3. Sulitnya Membangun Budaya Kerja yang Konsisten
Masalah:
Dengan latar belakang karyawan yang beragam, sulit membentuk nilai-nilai kerja yang seragam dan terasa nyata dalam keseharian tim.
Solusi:
- Definisikan nilai-nilai inti perusahaan secara spesifik dan komunikasikan secara rutin.
- Jadikan manajemen sebagai contoh nyata dalam menerapkan budaya kerja.
- Gunakan aktivitas team building sederhana namun rutin, seperti “employee appreciation day” atau sesi makan siang bersama.
Contoh:
Sebuah mini market lokal membuat sesi briefing pagi selama 10 menit yang difokuskan pada satu nilai perusahaan tiap minggunya, dan melaporkan peningkatan kedisiplinan dan semangat kerja.
4. Keterbatasan Waktu dan Tenaga HR dalam Menangani Semua Aspek
Masalah:
HR sering menjadi “tukang serba bisa” yang harus mengurus absensi, rekrutmen, hingga konflik karyawan sendirian — membuat tugas jadi tidak fokus dan hasil tidak maksimal.
Solusi:
- Prioritaskan tugas dengan membuat matriks penting vs. mendesak.

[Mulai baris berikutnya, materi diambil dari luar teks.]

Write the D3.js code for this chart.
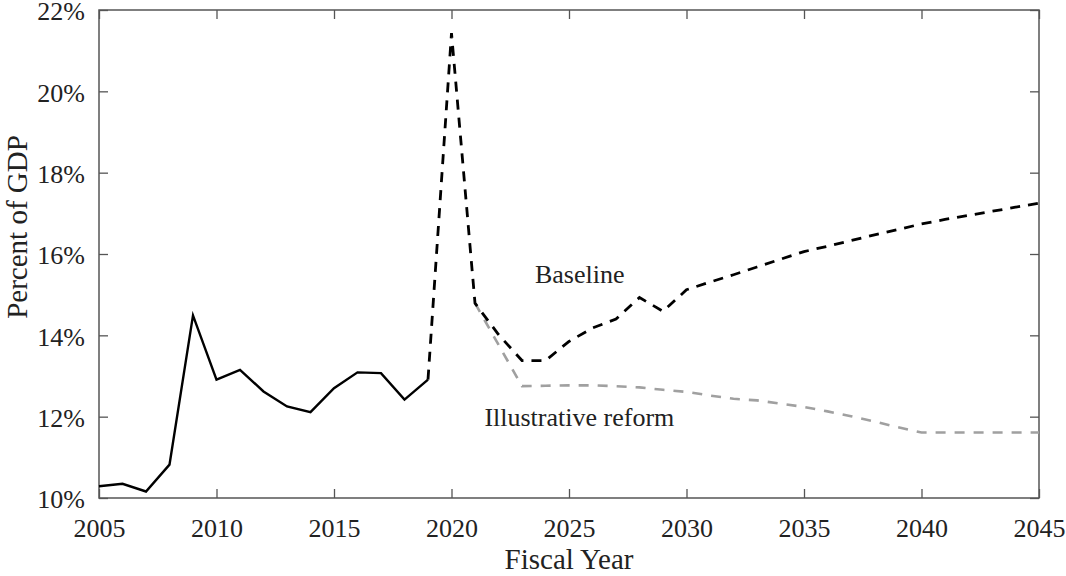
<!DOCTYPE html>
<html>
<head>
<meta charset="utf-8">
<script src="https://cdn.jsdelivr.net/npm/d3@7"></script>
<style>
  html, body { margin: 0; padding: 0; background: #fff; }
  svg { display: block; }
  text { font-family: "Liberation Serif", "Times New Roman", serif; fill: #222; }
</style>
</head>
<body>
<svg id="chart" width="1066" height="576"></svg>
<script>
// ---- Data ----
const histYears  = [2005,2006,2007,2008,2009,2010,2011,2012,2013,2014,2015,2016,2017,2018,2019];
const histValues = [10.29,10.35,10.16,10.82,14.49,12.91,13.15,12.62,12.25,12.11,12.70,13.09,13.07,12.42,12.91];

const baseYears  = [2019,2020,2021,2022,2023,2024,2025,2026,2027,2028,2029,2030,2031,2032,2033,2034,2035,2036,2037,2038,2039,2040,2041,2042,2043,2044,2045];
const baseValues = [12.91,21.43,14.79,14.02,13.38,13.38,13.85,14.18,14.40,14.93,14.59,15.12,15.31,15.49,15.68,15.87,16.06,16.19,16.33,16.47,16.60,16.74,16.85,16.95,17.05,17.15,17.25];

const reformYears  = [2021,2022,2023,2024,2025,2026,2027,2028,2029,2030,2031,2032,2033,2034,2035,2036,2037,2038,2039,2040,2041,2042,2043,2044,2045];
const reformValues = [14.79,13.77,12.75,12.76,12.77,12.77,12.75,12.72,12.66,12.61,12.52,12.44,12.40,12.32,12.24,12.13,12.01,11.88,11.74,11.61,11.61,11.61,11.61,11.61,11.61];

const xTicks = [2005,2010,2015,2020,2025,2030,2035,2040,2045];
const yTicks = [10,12,14,16,18,20,22];

const labels = [
  {text: "Baseline", year: 2023.55, value: 15.29},
  {text: "Illustrative reform", year: 2021.4, value: 11.76}
];

// ---- Layout ----
const L = 99, R = 1039, T = 10, B = 498;
const FONT = '"Liberation Serif", "Times New Roman", serif';
const svg = d3.select("#chart");

const x = d3.scaleLinear().domain([2005, 2045]).range([L, R]);
const y = d3.scaleLinear().domain([10, 22]).range([B, T]);

const frameColor = "#555";
const tickLen = 9;

// axes with inward ticks
const gx = svg.append("g").attr("transform", `translate(0,${B})`)
  .call(d3.axisBottom(x).tickValues(xTicks).tickFormat(d3.format("d")).tickSizeInner(-tickLen).tickSizeOuter(0).tickPadding(21));
const gy = svg.append("g").attr("transform", `translate(${L},0)`)
  .call(d3.axisLeft(y).tickValues(yTicks).tickFormat(d => d + "%").tickSizeInner(-tickLen).tickSizeOuter(0).tickPadding(14));
const gxt = svg.append("g").attr("transform", `translate(0,${T})`)
  .call(d3.axisTop(x).tickValues(xTicks).tickFormat("").tickSizeInner(-tickLen).tickSizeOuter(0));
const gyr = svg.append("g").attr("transform", `translate(${R},0)`)
  .call(d3.axisRight(y).tickValues(yTicks).tickFormat("").tickSizeInner(-tickLen).tickSizeOuter(0));

[gx, gy, gxt, gyr].forEach(g => {
  g.attr("font-family", FONT).attr("font-size", 26);
  g.select(".domain").remove();
  g.selectAll(".tick line").attr("stroke", frameColor).attr("stroke-width", 1.3);
  g.selectAll(".tick text").attr("fill", "#222");
});
gy.selectAll(".tick text").attr("dy", "0.38em");

// frame
svg.append("rect").attr("x", L).attr("y", T).attr("width", R - L).attr("height", B - T)
  .attr("fill", "none").attr("stroke", frameColor).attr("stroke-width", 1.5);

// lines
const line = d3.line().x(d => x(d[0])).y(d => y(d[1]));
const zip = (a, b) => a.map((v, i) => [v, b[i]]);

svg.append("path").datum(zip(reformYears, reformValues))
  .attr("d", line).attr("fill", "none").attr("stroke", "#a0a0a0")
  .attr("stroke-width", 2.6).attr("stroke-dasharray", "10,9");

svg.append("path").datum(zip(baseYears, baseValues))
  .attr("d", line).attr("fill", "none").attr("stroke", "#000")
  .attr("stroke-width", 2.8).attr("stroke-dasharray", "10,8");

svg.append("path").datum(zip(histYears, histValues))
  .attr("d", line).attr("fill", "none").attr("stroke", "#000")
  .attr("stroke-width", 2.4).attr("stroke-linejoin", "miter");

// annotations
svg.selectAll("text.anno").data(labels).enter().append("text")
  .attr("class", "anno")
  .attr("x", d => x(d.year)).attr("y", d => y(d.value))
  .attr("font-family", FONT).attr("font-size", 26).attr("fill", "#111")
  .text(d => d.text);

// axis titles
svg.append("text").attr("x", (L + R) / 2).attr("y", 569)
  .attr("text-anchor", "middle").attr("font-family", FONT).attr("font-size", 29).text("Fiscal Year");
svg.append("text").attr("transform", `translate(27,227) rotate(-90)`)
  .attr("text-anchor", "middle").attr("font-family", FONT).attr("font-size", 29).text("Percent of GDP");
</script>
</body>
</html>
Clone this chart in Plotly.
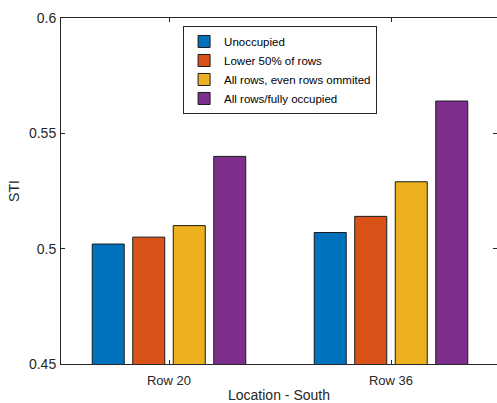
import plotly.graph_objects as go

categories = ["Row 20", "Row 36"]
series_names = ["Unoccupied", "Lower 50% of rows", "All rows, even rows ommited", "All rows/fully occupied"]
unoccupied = [0.502, 0.507]
lower_50 = [0.505, 0.514]
even_omitted = [0.510, 0.529]
fully_occupied = [0.540, 0.564]
series_values = [unoccupied, lower_50, even_omitted, fully_occupied]
colors = ["#0072BD", "#D95319", "#EDB120", "#7E2F8E"]
y_ticks = [0.45, 0.5, 0.55, 0.6]
y_tick_labels = ["0.45", "0.5", "0.55", "0.6"]

fig = go.Figure()
for name, vals, col in zip(series_names, series_values, colors):
    fig.add_trace(go.Bar(
        x=categories, y=vals, name=name,
        marker=dict(color=col, line=dict(color="#1a1a1a", width=1)),
    ))

font_family = "Liberation Sans, Arial, Helvetica, sans-serif"
fig.update_layout(
    width=497, height=403,
    margin=dict(l=61, r=0, t=18, b=39, pad=0),
    plot_bgcolor="white", paper_bgcolor="white",
    barmode="group", bargap=0.27, bargroupgap=0.21,
    font=dict(family=font_family, size=13, color="#262626"),
    showlegend=True,
    legend=dict(
        x=0.28, y=0.977, xanchor="left", yanchor="top",
        bgcolor="white", bordercolor="#262626", borderwidth=1,
        font=dict(size=11.5, color="#000000"),
        itemwidth=30, tracegroupgap=0,
    ),
    xaxis=dict(
        type="category", range=[-0.4865, 1.4775], automargin=False,
        showline=True, linecolor="#262626", linewidth=1, mirror="ticks",
        ticks="inside", ticklen=4, tickcolor="#262626",
        showgrid=False, zeroline=False, ticklabelstandoff=4,
        title=dict(text="Location - South", font=dict(size=14), standoff=3),
        tickfont=dict(size=13),
    ),
    yaxis=dict(
        range=[0.45, 0.6], tickvals=y_ticks, ticktext=y_tick_labels, automargin=False,
        showline=True, linecolor="#262626", linewidth=1,
        ticks="inside", ticklen=4, tickcolor="#262626",
        showgrid=False, zeroline=False, ticklabelstandoff=1,
        title=dict(text="STI", font=dict(size=14), standoff=6),
        tickfont=dict(size=14),
    ),
    yaxis2=dict(
        overlaying="y", side="right", matches="y", range=[0.45, 0.6], automargin=False,
        tickvals=y_ticks, showticklabels=False,
        ticks="inside", ticklen=4, tickcolor="#262626",
        showline=False, showgrid=False, zeroline=False,
    ),
)
fig.add_trace(go.Scatter(x=categories, y=[None, None], yaxis="y2", showlegend=False, hoverinfo="skip"))

fig.write_html(
    "out.html",
    config={"displayModeBar": False},
    post_script="document.body.style.margin='0';document.body.style.overflow='hidden';",
)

- Otomatiskan tugas administratif (seperti absensi dan payroll) agar HR bisa fokus ke hal strategis.
- Pertimbangkan pembagian tugas atau pelimpahan sebagian pekerjaan ke divisi lain secara terstruktur.
Contoh:
Sebuah startup dengan 20 karyawan membagi tugas rekrutmen ke team leader masing-masing, sementara HR hanya mengoordinasi prosesnya, menghemat lebih dari 15 jam kerja per bulan.
5. Ketidaksiapan Mengelola Konflik Internal
Masalah:
Perusahaan menengah jarang punya prosedur atau pelatihan khusus dalam menghadapi konflik antar karyawan atau antara atasan dan bawahan.
Solusi:
- Siapkan panduan tertulis penanganan konflik dan pastikan semua karyawan tahu alurnya.
- Latih manajer dan HR dasar-dasar mediasi dan komunikasi empatik.
- Ciptakan budaya feedback dua arah agar potensi konflik bisa dicegah sejak dini.
Contoh:
Restoran keluarga dengan 15 karyawan membuat sesi curhat bulanan antar tim dan HR sebagai forum terbuka — hasilnya, konflik antar shift menurun drastis.
Kesimpulan
Mengelola HR di perusahaan menengah memang penuh tantangan, mulai dari turnover tinggi, sistem penilaian kinerja yang lemah, hingga budaya kerja yang belum stabil. Namun dengan pendekatan yang sistematis dan fokus pada manusia sebagai aset utama, semua tantangan ini bisa diatasi.
Penerapan praktik HR yang efektif tidak hanya meningkatkan kepuasan kerja, tapi juga memperkuat retensi karyawan dan mendorong terbentuknya budaya kerja produktif. Jangan tunggu perusahaan menjadi besar dulu untuk memperbaiki HR — justru mulai dari skala menengah, perubahan kecil akan terasa dampaknya secara langsung.